Western US Set To Swelter In Record Heatwave

Western US Set To Swelter In Record Heatwave

A dangerous heatwave is set to scorch the western United States, with record temperatures possible in parts of the country.

Baking sun will see California's notoriously hot Death Valley reach as high as 54C (129F), not far off the world-record high of 57C (134F) recorded there exactly a century ago.

A series of safety precautions are being put in place, with temporary cooling stations being set up for the homeless and elderly as airlines monitor the soaring temperatures to ensure it remains safe to fly.

In Las Vegas and Phoenix - where tigers at the city's zoo are being fed frozen fish snacks - the strong high-pressure system settling over the region is expected to see the mercury hit up to 48C (118F).

Temperatures are expected to be only slightly lower in Utah - marketed as having "the greatest snow on Earth" - parts of Wyoming and Idaho.
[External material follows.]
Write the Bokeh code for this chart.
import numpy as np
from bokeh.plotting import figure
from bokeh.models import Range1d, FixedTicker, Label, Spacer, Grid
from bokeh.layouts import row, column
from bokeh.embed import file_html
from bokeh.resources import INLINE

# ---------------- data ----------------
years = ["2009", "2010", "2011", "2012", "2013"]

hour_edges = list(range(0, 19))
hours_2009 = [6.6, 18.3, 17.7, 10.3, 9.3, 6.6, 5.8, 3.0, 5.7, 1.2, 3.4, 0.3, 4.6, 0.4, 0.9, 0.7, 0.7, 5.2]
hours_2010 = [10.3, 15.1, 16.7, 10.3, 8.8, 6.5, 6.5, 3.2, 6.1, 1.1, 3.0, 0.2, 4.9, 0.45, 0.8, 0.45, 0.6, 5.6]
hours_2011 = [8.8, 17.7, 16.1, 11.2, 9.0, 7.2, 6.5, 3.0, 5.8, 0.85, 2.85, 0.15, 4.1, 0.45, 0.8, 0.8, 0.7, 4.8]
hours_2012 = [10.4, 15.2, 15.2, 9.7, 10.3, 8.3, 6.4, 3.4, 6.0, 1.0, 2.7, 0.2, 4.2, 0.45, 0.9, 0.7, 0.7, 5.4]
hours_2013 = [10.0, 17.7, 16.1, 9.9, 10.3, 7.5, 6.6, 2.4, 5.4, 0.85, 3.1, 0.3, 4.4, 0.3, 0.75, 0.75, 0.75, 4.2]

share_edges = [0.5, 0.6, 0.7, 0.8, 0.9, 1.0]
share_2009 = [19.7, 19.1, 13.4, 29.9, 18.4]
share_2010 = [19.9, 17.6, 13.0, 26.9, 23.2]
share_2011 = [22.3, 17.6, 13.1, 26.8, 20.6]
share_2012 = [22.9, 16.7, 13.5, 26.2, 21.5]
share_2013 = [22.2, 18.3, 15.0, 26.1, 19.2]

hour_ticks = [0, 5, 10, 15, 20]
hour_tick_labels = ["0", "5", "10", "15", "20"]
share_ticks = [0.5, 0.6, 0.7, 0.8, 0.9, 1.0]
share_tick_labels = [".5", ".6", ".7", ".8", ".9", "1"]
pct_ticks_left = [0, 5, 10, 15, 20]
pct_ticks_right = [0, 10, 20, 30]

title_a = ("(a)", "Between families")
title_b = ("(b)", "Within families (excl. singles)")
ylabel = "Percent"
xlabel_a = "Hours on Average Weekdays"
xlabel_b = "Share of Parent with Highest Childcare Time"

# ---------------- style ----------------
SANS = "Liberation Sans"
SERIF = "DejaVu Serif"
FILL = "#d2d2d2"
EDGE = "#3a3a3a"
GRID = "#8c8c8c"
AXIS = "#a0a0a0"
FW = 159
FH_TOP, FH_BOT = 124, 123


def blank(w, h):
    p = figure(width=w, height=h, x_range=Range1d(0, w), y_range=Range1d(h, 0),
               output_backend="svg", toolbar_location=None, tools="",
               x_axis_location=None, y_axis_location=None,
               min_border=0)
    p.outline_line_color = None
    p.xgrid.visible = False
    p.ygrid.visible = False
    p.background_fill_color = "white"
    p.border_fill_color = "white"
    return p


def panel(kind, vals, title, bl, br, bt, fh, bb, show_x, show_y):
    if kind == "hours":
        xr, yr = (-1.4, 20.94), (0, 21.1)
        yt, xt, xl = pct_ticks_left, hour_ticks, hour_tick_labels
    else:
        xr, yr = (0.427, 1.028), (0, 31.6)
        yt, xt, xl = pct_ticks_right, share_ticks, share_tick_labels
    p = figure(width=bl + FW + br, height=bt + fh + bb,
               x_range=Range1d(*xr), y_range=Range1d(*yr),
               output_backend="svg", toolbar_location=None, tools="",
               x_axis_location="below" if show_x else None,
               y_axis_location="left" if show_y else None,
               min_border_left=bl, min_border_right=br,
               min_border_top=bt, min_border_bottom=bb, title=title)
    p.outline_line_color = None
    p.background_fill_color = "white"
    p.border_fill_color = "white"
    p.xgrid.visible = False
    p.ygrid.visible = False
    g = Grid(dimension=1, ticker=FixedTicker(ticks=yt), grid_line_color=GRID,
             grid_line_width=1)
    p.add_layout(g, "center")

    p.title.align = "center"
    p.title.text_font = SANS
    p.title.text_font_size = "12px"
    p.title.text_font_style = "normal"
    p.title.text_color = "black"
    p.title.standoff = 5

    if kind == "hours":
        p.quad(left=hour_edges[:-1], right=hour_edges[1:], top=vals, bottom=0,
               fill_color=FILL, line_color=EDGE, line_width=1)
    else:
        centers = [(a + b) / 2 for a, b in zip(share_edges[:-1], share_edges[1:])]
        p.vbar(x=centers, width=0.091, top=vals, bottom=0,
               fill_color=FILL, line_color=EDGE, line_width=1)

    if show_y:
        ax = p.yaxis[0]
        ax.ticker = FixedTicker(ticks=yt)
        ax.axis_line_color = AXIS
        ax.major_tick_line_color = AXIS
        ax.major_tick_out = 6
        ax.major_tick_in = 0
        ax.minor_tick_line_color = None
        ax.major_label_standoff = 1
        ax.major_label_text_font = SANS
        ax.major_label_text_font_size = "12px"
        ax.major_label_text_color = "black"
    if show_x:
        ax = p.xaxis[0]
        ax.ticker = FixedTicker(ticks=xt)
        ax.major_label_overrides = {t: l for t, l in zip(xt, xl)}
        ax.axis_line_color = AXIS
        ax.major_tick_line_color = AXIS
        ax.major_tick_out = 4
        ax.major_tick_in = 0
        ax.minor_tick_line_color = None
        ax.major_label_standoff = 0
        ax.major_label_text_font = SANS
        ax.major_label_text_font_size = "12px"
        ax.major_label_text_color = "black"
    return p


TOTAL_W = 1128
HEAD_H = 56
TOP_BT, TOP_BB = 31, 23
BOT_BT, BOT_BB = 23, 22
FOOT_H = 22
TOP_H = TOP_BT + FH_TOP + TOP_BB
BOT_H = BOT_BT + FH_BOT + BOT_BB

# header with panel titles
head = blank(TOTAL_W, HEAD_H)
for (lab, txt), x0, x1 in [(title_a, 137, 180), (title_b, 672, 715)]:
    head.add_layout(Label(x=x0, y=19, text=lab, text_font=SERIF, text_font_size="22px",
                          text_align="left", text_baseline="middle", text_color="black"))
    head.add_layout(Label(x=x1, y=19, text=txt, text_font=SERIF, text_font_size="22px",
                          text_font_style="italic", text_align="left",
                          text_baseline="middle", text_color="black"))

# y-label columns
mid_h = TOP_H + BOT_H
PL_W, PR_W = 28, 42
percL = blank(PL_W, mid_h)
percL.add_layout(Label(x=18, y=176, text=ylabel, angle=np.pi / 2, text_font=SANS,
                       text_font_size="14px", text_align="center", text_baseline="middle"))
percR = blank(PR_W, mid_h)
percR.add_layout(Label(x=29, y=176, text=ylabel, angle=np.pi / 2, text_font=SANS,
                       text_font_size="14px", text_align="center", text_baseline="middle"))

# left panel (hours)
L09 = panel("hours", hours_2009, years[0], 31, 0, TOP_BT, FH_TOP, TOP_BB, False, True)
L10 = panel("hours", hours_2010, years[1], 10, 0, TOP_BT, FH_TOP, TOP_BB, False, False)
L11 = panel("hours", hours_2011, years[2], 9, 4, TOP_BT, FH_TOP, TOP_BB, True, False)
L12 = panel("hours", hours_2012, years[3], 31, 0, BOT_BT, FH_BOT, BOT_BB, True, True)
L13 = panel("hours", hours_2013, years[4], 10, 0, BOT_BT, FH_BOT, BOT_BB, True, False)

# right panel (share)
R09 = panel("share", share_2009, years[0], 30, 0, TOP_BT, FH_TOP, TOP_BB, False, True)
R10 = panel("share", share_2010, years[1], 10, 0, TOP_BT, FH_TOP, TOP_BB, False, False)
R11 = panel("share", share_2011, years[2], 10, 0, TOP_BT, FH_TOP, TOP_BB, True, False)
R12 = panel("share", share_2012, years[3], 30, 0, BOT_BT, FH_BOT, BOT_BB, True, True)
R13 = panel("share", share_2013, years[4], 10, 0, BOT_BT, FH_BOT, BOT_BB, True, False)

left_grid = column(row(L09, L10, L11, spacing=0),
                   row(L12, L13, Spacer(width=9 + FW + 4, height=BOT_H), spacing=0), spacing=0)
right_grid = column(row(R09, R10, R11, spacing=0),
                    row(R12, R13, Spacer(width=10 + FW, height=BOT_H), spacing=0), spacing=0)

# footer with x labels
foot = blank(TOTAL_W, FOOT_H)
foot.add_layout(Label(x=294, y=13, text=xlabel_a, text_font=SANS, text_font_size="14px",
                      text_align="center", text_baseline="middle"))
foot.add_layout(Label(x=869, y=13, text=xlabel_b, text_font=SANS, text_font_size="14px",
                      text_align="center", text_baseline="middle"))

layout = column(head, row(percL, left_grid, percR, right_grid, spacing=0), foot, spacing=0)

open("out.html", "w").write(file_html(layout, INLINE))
And cities in Washington state, which is better known for cool, rainy weather, should get into the mid-30s early next week.
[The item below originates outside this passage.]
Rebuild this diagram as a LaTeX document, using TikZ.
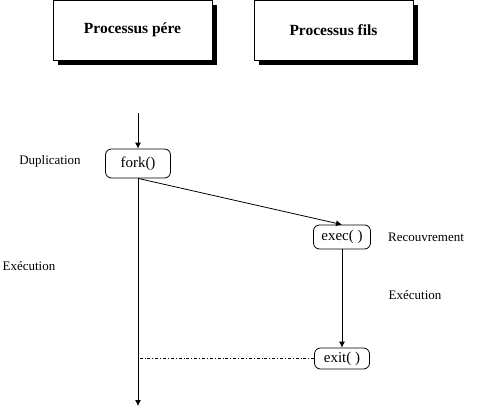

In Albuquerque, New Mexico, the mercury hit 41C (105F) on Thursday afternoon, the hottest it has been in the state's most populous city in 19 years.

National Weather Service meteorologist Mark O'Malley said: "This is the hottest time of the year but the temperatures that we'll be looking at for Friday through Sunday, they'll be toward the top.

"We'll be at or above record levels in the Phoenix area and throughout a lot of the southwestern United States. It's going to be baking hot across much of the entire west."

Scientists say that the jet stream, the river of air that dictates weather patterns, has been more erratic in the past few years.

It is responsible for weather systems getting stuck, like the current heatwave. Scientists disagree on whether global warming is the cause of the jet stream's behaviour.